The business model hinges on arbitrage: Human Archive can pay gig workers in India significantly less than equivalent data collection would cost in the United States or Europe, while still offering workers meaningful supplementary income. For India’s estimated 7-8 million gig workers—many of whom operate in ride-hailing, delivery, and freelance service sectors—platforms like Human Archive represent an additional income stream with minimal barrier to entry. Workers simply attach sensors and cameras during their normal activities or during designated data-collection shifts, creating a distributed network of data collectors at scale. The company likely aggregates and processes this raw sensor and video data before licensing it to AI research teams and robotics companies.
The implications for India’s labor market are complex. On one hand, Human Archive and similar ventures create new micro-income opportunities in a gig economy already characterized by low job security and thin margins. Workers can theoretically earn extra income without significantly disrupting their primary gig work. On the other hand, the arrangement exemplifies a persistent pattern: India supplies raw labor and data—the foundational inputs—while intellectual property, algorithmic sophistication, and outsized profits concentrate in Silicon Valley and other developed tech hubs. The monetization of Indian workers’ physical movements and daily actions, captured through ubiquitous sensors, also raises questions about data privacy, consent, and surveillance capitalism that Indian labor and data protection frameworks have only begun to address.

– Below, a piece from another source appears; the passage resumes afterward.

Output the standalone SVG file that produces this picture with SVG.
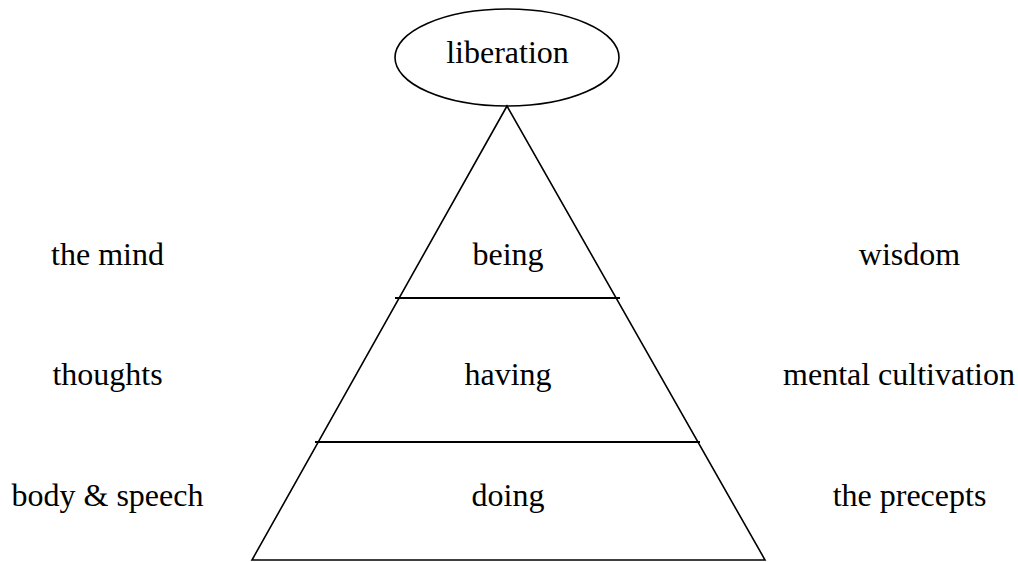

From a competitive standpoint, Human Archive’s model poses both opportunity and challenge for India’s domestic AI and robotics ecosystem. Indian AI startups and research institutions could theoretically access similar data infrastructure, but the company’s first-mover advantage and access to Silicon Valley funding and networks give it substantial leverage. For multinational tech corporations and robotics companies, Human Archive essentially democratizes access to diverse, real-world training data—reducing the need to build proprietary data collection infrastructure. This could accelerate robotics commercialization globally while simultaneously increasing dependence on geographically distributed labor in cost-effective markets.
The regulatory landscape remains unsettled. India’s emerging data protection framework, crystallized in the Digital Personal Data Protection Act of 2023, places obligations on data processors to obtain consent and ensure security. However, enforcement mechanisms remain nascent, and gig workers—often operating individually with limited bargaining power—may not fully understand what they are consenting to when they attach sensors to their bodies. The absence of sector-specific guidelines for biometric and movement data collection in India creates a regulatory gray zone that platforms like Human Archive currently operate within relatively freely.
Looking ahead, expect the model to scale rapidly if Human Archive secures additional funding and proves the quality and utility of its dataset to major AI labs. The success of this venture could spawn a wave of similar data-collection startups across South Asia, fundamentally reshaping how global AI development outsources its labor-intensive data acquisition phase. Whether India’s regulatory authorities—including the Data Protection Board and labor ministries—will impose stricter oversight on such operations remains an open question. For Indian policymakers and advocates, Human Archive represents a critical moment: to shape how the country’s workers and data are monetized in the age of embodied AI, or to allow market forces to determine the terms entirely.